I was delighted to be involved in the making of a documentary for BBC Radio 4 on the subject of Martian utopias. Broadcast in March 2017 as part of Radio 4's Mars Season, the documentary — titled "A New Red World" — featured several clips in which I discussed how the red planet has been depicted in utopian literature from the 1890s to the present day. Produced by Mark Burman and presented by Ken Hollings (with whom I spoke on a panel as part of the fig-2 exhibition at the ICA in June 2015), the documentary considered a range of Martian utopias, from early Bolshevik visions of inter-planetary revolution to feminist Martian societies, peace loving druids, vegetarian fruitarian dwarves and big science terra-forming.

Here's a description of the documentary from the BBC site:

Both the astronomer Flammarion and the Russian mystic & Cosmist Nikolai Fyodorov dreamed of the dead resurrected on Mars. At the height of the Cold War mysterious messages from Mars turn out to come from God, as mankind is shocked into a new beginning in the loopy film Red Planet Mars. But the Bolsheviks had got to Mars long before that, before the revolution even in 1908 with Alexander Bogdanov's Red Star. A prophet of the Bolshevik Revolution, Bogdanov gives us a historically advanced socialist state visited by a veteran revolutionary-in fact this socialist utopia will drive him mad! Russia and then the Soviet Union ached for a future among the stars where apple blossom time would come to Mars.

 

In Unveiling a Parallel, 1893, two Iowan women send a visitor by plane to see how women's lives could be just as equal as men's. Why they could propose marriage & have children out of wedlock! That great mapper of Mars canals, Percival Lowell, impressed on people the desperate tale of Martian co-operation as they raced to save their species. In America the story of terra-forming emerged from science fiction to cast a powerful spell on scientists & writers. Jim lovelock, creator of the Gaia theory impishly suggesting we nuke Mars & cover it in hair spray to begin its rebirth. Then came Kim Stanley Robinson, whose vast Martian trilogy (Red, Green, Blue Mars) gives us a near utopia, won only after decades of political strife, terra-forming and a final, irrevocable break with Earth.

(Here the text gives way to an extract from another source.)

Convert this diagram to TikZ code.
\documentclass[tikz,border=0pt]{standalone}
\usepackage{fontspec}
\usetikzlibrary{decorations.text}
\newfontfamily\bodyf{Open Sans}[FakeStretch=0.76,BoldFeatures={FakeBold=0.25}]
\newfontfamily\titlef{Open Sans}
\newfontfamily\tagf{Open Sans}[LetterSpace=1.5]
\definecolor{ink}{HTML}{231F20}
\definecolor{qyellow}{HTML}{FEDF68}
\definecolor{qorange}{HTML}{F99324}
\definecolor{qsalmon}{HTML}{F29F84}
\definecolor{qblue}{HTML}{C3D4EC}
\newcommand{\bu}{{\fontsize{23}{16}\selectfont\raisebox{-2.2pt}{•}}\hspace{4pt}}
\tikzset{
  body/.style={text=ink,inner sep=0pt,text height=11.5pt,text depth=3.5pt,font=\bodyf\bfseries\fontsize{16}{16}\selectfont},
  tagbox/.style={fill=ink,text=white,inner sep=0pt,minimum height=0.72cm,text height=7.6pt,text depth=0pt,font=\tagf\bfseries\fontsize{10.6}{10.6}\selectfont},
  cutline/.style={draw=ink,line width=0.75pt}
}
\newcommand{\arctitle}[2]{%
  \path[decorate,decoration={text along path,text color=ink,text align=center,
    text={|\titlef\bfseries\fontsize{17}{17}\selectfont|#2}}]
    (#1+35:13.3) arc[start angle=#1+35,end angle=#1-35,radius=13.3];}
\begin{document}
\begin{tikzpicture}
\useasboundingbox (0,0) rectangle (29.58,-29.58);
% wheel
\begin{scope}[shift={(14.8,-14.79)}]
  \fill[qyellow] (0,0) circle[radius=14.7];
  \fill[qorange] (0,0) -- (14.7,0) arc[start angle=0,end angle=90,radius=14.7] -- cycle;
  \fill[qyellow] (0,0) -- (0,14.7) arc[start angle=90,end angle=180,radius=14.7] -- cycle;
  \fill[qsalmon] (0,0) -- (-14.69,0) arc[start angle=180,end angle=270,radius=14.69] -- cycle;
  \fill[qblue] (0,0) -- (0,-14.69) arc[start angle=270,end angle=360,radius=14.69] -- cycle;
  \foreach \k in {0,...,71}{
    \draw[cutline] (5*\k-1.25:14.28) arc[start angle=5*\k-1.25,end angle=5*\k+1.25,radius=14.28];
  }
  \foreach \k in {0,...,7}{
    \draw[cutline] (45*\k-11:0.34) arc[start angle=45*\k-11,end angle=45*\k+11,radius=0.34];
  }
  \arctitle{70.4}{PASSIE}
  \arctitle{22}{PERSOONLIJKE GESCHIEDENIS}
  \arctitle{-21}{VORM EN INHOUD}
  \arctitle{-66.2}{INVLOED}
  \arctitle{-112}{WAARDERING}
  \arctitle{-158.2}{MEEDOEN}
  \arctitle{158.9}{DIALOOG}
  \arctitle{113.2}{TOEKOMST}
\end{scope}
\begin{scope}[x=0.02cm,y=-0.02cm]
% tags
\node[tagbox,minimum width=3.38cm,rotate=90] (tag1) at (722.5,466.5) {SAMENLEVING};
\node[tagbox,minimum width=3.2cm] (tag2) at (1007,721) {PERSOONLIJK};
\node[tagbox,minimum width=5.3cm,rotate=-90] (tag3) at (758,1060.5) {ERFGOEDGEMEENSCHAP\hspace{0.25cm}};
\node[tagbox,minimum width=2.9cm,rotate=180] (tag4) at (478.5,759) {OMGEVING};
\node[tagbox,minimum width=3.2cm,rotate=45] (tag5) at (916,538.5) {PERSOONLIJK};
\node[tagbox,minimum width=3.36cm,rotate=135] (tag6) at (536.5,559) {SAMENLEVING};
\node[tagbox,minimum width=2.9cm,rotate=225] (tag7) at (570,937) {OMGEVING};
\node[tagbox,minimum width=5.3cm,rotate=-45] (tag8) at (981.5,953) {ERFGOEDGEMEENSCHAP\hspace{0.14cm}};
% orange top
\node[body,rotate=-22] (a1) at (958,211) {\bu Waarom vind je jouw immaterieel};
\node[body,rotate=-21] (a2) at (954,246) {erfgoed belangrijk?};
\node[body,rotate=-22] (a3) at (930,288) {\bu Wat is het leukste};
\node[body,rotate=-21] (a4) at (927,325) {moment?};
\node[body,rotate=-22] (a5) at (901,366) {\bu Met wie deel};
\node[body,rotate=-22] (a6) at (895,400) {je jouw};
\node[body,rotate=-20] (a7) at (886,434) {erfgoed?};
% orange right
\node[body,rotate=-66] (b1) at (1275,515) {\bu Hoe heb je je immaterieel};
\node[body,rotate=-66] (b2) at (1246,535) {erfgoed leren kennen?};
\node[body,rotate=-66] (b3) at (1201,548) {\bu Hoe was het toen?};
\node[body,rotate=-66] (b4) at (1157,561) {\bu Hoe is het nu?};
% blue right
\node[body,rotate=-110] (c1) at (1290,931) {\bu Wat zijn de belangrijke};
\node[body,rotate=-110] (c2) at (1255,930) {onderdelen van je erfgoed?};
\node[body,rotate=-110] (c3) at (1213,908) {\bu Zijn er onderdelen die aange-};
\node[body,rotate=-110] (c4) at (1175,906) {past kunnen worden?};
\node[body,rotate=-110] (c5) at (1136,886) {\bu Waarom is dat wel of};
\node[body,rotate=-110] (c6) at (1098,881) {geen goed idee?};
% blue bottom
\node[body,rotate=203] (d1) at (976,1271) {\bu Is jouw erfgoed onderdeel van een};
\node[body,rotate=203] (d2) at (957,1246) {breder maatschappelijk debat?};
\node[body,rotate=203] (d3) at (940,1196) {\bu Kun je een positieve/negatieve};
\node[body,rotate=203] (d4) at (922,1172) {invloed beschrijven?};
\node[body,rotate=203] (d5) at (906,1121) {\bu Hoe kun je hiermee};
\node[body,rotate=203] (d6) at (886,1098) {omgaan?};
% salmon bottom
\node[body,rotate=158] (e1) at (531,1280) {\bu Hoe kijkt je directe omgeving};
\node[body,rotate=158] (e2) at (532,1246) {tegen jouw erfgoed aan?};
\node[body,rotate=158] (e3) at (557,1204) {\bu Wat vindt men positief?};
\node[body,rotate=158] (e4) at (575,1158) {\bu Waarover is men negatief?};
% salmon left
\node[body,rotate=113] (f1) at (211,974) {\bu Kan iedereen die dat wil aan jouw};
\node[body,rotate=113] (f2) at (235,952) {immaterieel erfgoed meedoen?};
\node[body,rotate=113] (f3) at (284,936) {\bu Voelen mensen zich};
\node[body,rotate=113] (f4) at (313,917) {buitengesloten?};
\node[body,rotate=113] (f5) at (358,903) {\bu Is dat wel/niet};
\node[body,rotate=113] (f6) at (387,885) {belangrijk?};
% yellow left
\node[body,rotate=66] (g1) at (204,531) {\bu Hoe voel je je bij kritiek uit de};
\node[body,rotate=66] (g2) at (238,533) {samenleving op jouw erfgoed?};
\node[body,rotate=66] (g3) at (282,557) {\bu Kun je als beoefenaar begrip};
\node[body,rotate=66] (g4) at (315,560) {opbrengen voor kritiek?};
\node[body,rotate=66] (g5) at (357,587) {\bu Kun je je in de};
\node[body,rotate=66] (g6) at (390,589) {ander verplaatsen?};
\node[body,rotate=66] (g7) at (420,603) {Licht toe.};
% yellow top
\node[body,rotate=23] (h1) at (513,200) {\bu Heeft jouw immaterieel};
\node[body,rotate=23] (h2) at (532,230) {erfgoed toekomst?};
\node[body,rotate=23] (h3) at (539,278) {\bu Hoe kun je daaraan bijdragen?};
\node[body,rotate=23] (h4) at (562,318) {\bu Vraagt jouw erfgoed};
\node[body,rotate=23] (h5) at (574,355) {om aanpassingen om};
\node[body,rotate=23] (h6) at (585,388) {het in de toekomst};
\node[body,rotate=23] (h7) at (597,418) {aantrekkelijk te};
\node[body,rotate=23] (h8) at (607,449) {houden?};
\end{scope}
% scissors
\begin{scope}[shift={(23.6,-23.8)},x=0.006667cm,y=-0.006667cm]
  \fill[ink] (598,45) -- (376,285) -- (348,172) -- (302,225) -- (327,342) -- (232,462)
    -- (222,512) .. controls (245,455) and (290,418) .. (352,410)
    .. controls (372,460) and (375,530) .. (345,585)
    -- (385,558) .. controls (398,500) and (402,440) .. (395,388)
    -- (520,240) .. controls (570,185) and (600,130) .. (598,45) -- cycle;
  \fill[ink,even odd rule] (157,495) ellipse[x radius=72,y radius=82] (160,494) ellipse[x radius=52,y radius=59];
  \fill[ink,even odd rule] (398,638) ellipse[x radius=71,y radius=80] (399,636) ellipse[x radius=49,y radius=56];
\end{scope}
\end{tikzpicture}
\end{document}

My contributions to the programme included a discussion of Wells' Martian alien invasion in War of the Worlds (1898), and the early feminist Martian utopia, Unveiling a Parallel: A Romance (1893) by Alice Ilgenfritz Jones and Ella Merchant, which uses Mars as a novum in which to stage an alternative world of gender equality (but, interestingly, not class equality) where women are civic leaders, successful business tycoons, and even have their own equivalents to gentleman's clubs. I also considered Alexander Bogdanov’s utopian novel Red Star (Krasnaya zvezda) (1908), in which a superior Martian culture comes to revolutionary Russia shortly after the 1905 revolution seeking suitable ambassadorial candidates to help the Martians engage with Earth. Finally, I discussed another significant early Bolshevik work of science fiction that similarly uses Mars to reflect upon the state of the young Russian republic: Alexei Tolstoy’s Aelita (1922), which was adapted for cinematic release by Yakov Protazanov in 1924 under the title of Aelita: Queen of Mars (Aelita: koroleva marsa).

My contributions to this radio documentary were informed by a chapter I had been researching for Roger Luckhurst's Science Fiction: A Literary History (British Library Press, 2017), in which I surveyed utopian and dystopian literature in the early twentieth-century period. I enjoyed the sub-section on early Russian SF and Martian utopias so much, it has subsequently expanded into a case study for my second monograph, Arcadian Revenge: Utopia, Apocalypse and Science Fiction in the Era of Ecocatastrophe, which considers how fictions of extreme environments (such as Mars, Antarctica, the deep sea, and the centre of the Earth) have allowed writers to imagine creative responses to real and perceived disasters about climate change, from the late 19th century to the present day.